# Exercise objective:
Every line from the start of the entries up to and including the one bearing "plt.rcParams['font.family'] = ['Liberation" must be printed verbatim, without the pictures.

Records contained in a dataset
-- -- --

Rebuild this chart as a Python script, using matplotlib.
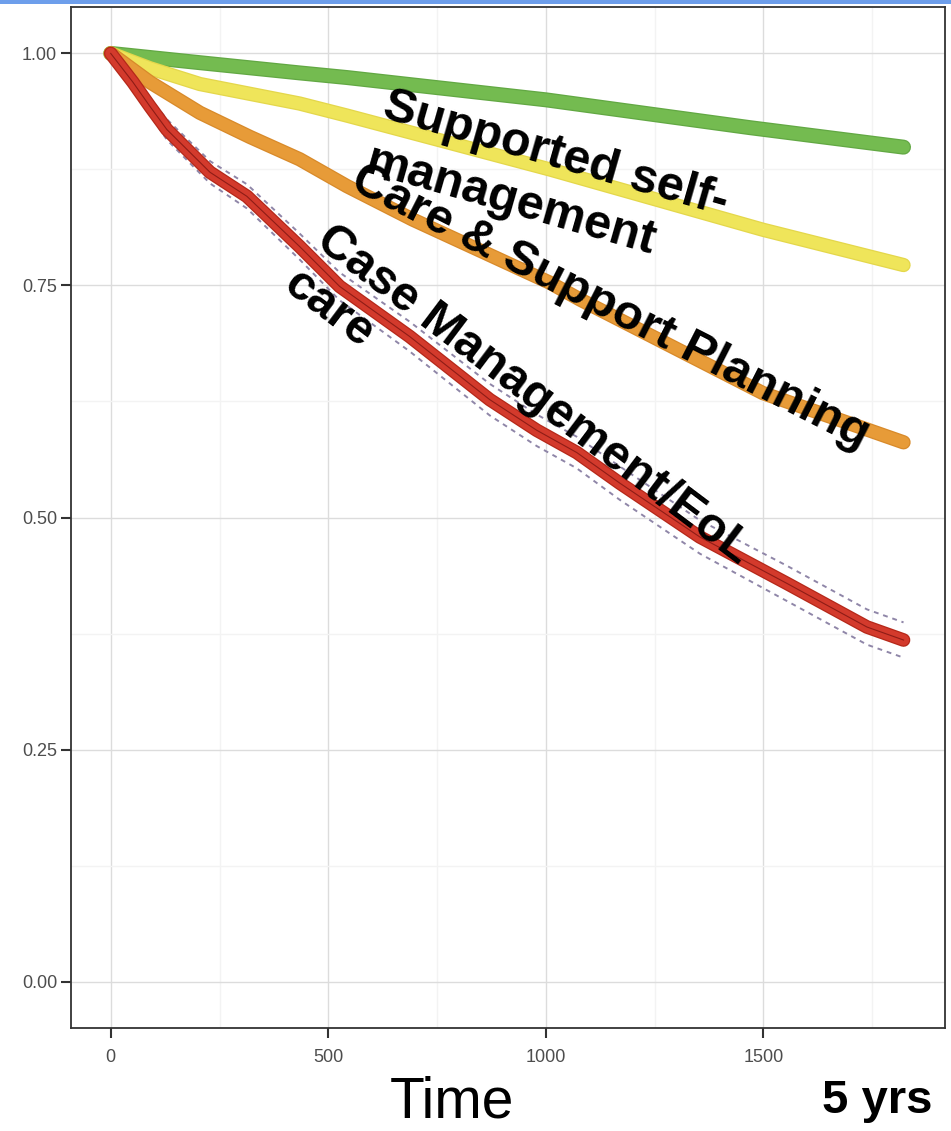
import matplotlib.pyplot as plt
import matplotlib.patheffects as pe
from matplotlib.patches import Rectangle

# survival curves (time in days)
green_t = [0, 205, 434, 543, 1000, 1469, 1822]
green_s = [1.0, 0.990, 0.979, 0.974, 0.950, 0.920, 0.899]

yellow_t = [0, 90, 205, 434, 543, 1009, 1499, 1822]
yellow_s = [1.0, 0.984, 0.967, 0.946, 0.933, 0.875, 0.810, 0.772]

orange_t = [0, 90, 205, 320, 434, 543, 694, 1009, 1078, 1499, 1822]
orange_s = [1.0, 0.969, 0.936, 0.910, 0.886, 0.857, 0.821, 0.753, 0.735, 0.634, 0.581]

red_t = [0, 51, 90, 129, 228, 313, 434, 526, 687, 871, 979, 1071, 1170, 1354, 1554, 1738, 1822]
red_s = [1.0, 0.969, 0.943, 0.918, 0.872, 0.846, 0.792, 0.749, 0.695, 0.627, 0.594, 0.570, 0.537, 0.479, 0.429, 0.382, 0.368]
red_up = [1.0, 0.976, 0.952, 0.929, 0.884, 0.859, 0.806, 0.764, 0.711, 0.644, 0.611, 0.587, 0.555, 0.497, 0.448, 0.401, 0.387]
red_lo = [1.0, 0.962, 0.934, 0.907, 0.860, 0.833, 0.778, 0.734, 0.679, 0.610, 0.577, 0.553, 0.519, 0.461, 0.410, 0.363, 0.349]

x_ticks = [0, 500, 1000, 1500]
y_ticks = [0.0, 0.25, 0.5, 0.75, 1.0]

plt.rcParams['font.family'] = ['Liberation Sans', 'DejaVu Sans']

fig = plt.figure(figsize=(9.51, 11.31), dpi=100)
ax = fig.add_axes([71/951, 103/1131, 874/951, 1021/1131])


def km_curve(t, s, col, edge, lw=8):
    ax.plot(t, s, color=col, lw=lw, solid_capstyle='round', solid_joinstyle='round',
            path_effects=[pe.Stroke(linewidth=lw + 1.8, foreground=edge), pe.Normal()], zorder=3)


km_curve(green_t, green_s, '#74bb50', '#62a843', lw=9)
km_curve(yellow_t, yellow_s, '#efe55a', '#e4d74b', lw=8.5)
km_curve(orange_t, orange_s, '#e79b38', '#d88a2a', lw=8.5)
ax.plot(red_t, red_up, color='#8f86a8', ls=(0, (2.5, 2.5)), lw=1.4, zorder=2)
ax.plot(red_t, red_lo, color='#8f86a8', ls=(0, (2.5, 2.5)), lw=1.4, zorder=2)
km_curve(red_t, red_s, '#d33a2c', '#b52819', lw=8)
ax.plot(red_t, red_s, color='#8e1c16', lw=0.8, zorder=5)

ax.set_xlim(-91.3, 1917.3)
ax.set_ylim(-0.05, 1.05)
ax.set_xticks(x_ticks)
ax.set_yticks(y_ticks)
ax.set_yticklabels([f'{v:.2f}' for v in y_ticks])
ax.set_xticks([250, 750, 1250, 1750], minor=True)
ax.set_yticks([0.125, 0.375, 0.625, 0.875], minor=True)
ax.grid(True, which='major', color='#dcdcdc', lw=1)
ax.grid(True, which='minor', color='#f3f3f3', lw=1)
ax.set_axisbelow(True)
ax.tick_params(which='minor', length=0)
ax.tick_params(which='major', length=7, width=1.5, color='#333333', labelsize=13,
               labelcolor='#4d4d4d')
ax.tick_params(axis='x', pad=8)
ax.tick_params(axis='y', pad=3)
for sp in ax.spines.values():
    sp.set_color('#333333')
    sp.set_linewidth(1.3)

# rotated curve labels, one text per line
lab = dict(fontsize=35, fontweight='bold', color='black', rotation_mode='anchor',
           ha='left', va='baseline', zorder=6)
ax.text(620, 0.931, 'Supported self-', rotation=-16, **lab)
ax.text(581, 0.872, 'management', rotation=-16, **lab)
ax.text(547, 0.855, 'Care & Support Planning', rotation=-27, **lab)
ax.text(468, 0.794, 'Case Management/EoL', rotation=-37, **lab)
ax.text(392, 0.746, 'care', rotation=-37, **lab)

fig.text(452/951, 1 - 1129/1131, 'Time', fontsize=41, ha='center', va='bottom')
fig.text(932/951, 1 - 1113/1131, '5 yrs', fontsize=34, fontweight='bold', ha='right', va='baseline')

fig.add_artist(Rectangle((0, 1 - 4/1131), 1, 4/1131, transform=fig.transFigure,
                         color='#6d9eeb', lw=0))

fig.savefig('out.png', dpi=100)
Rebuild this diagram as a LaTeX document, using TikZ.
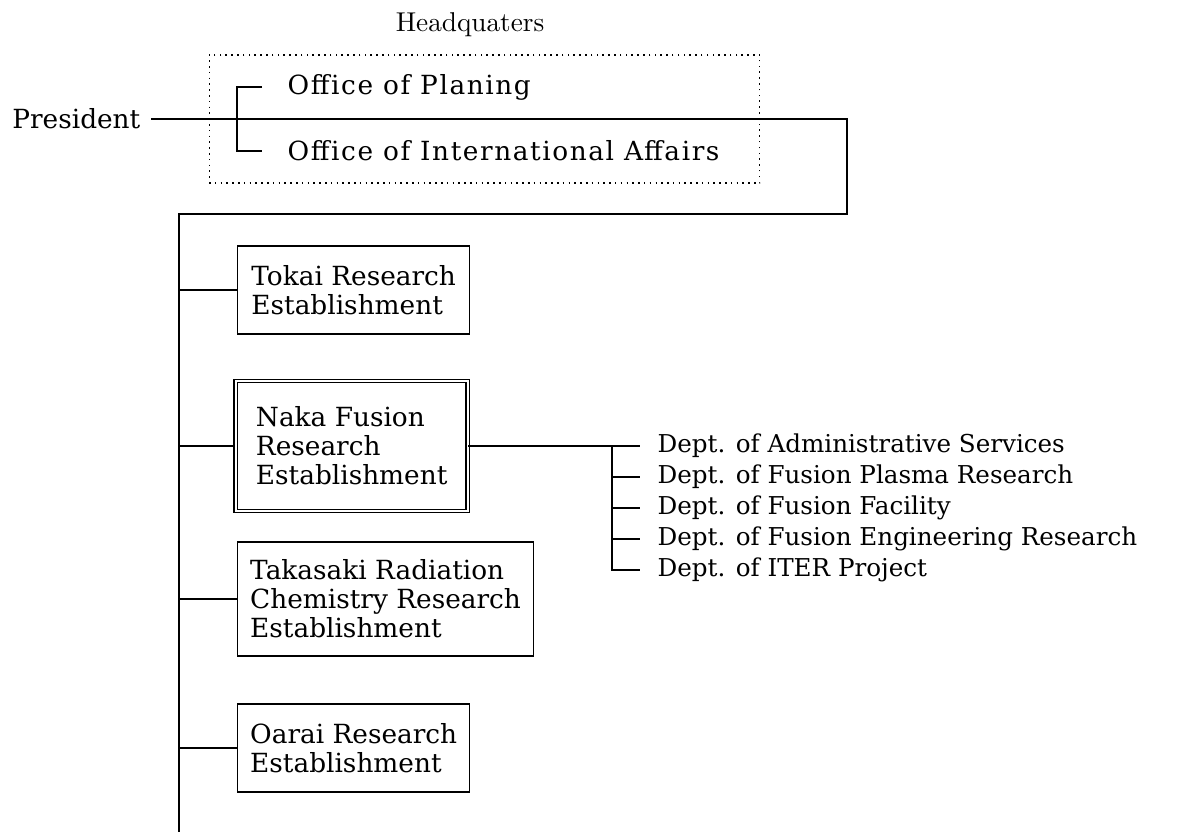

-- -- --

# Answer to the exercise:
Rebuild this chart as a Python script, using matplotlib.
import matplotlib.pyplot as plt
import matplotlib.patheffects as pe
from matplotlib.patches import Rectangle

# survival curves (time in days)
green_t = [0, 205, 434, 543, 1000, 1469, 1822]
green_s = [1.0, 0.990, 0.979, 0.974, 0.950, 0.920, 0.899]

yellow_t = [0, 90, 205, 434, 543, 1009, 1499, 1822]
yellow_s = [1.0, 0.984, 0.967, 0.946, 0.933, 0.875, 0.810, 0.772]

orange_t = [0, 90, 205, 320, 434, 543, 694, 1009, 1078, 1499, 1822]
orange_s = [1.0, 0.969, 0.936, 0.910, 0.886, 0.857, 0.821, 0.753, 0.735, 0.634, 0.581]

red_t = [0, 51, 90, 129, 228, 313, 434, 526, 687, 871, 979, 1071, 1170, 1354, 1554, 1738, 1822]
red_s = [1.0, 0.969, 0.943, 0.918, 0.872, 0.846, 0.792, 0.749, 0.695, 0.627, 0.594, 0.570, 0.537, 0.479, 0.429, 0.382, 0.368]
red_up = [1.0, 0.976, 0.952, 0.929, 0.884, 0.859, 0.806, 0.764, 0.711, 0.644, 0.611, 0.587, 0.555, 0.497, 0.448, 0.401, 0.387]
red_lo = [1.0, 0.962, 0.934, 0.907, 0.860, 0.833, 0.778, 0.734, 0.679, 0.610, 0.577, 0.553, 0.519, 0.461, 0.410, 0.363, 0.349]

x_ticks = [0, 500, 1000, 1500]
y_ticks = [0.0, 0.25, 0.5, 0.75, 1.0]

plt.rcParams['font.family'] = ['Liberation Sans', 'DejaVu Sans']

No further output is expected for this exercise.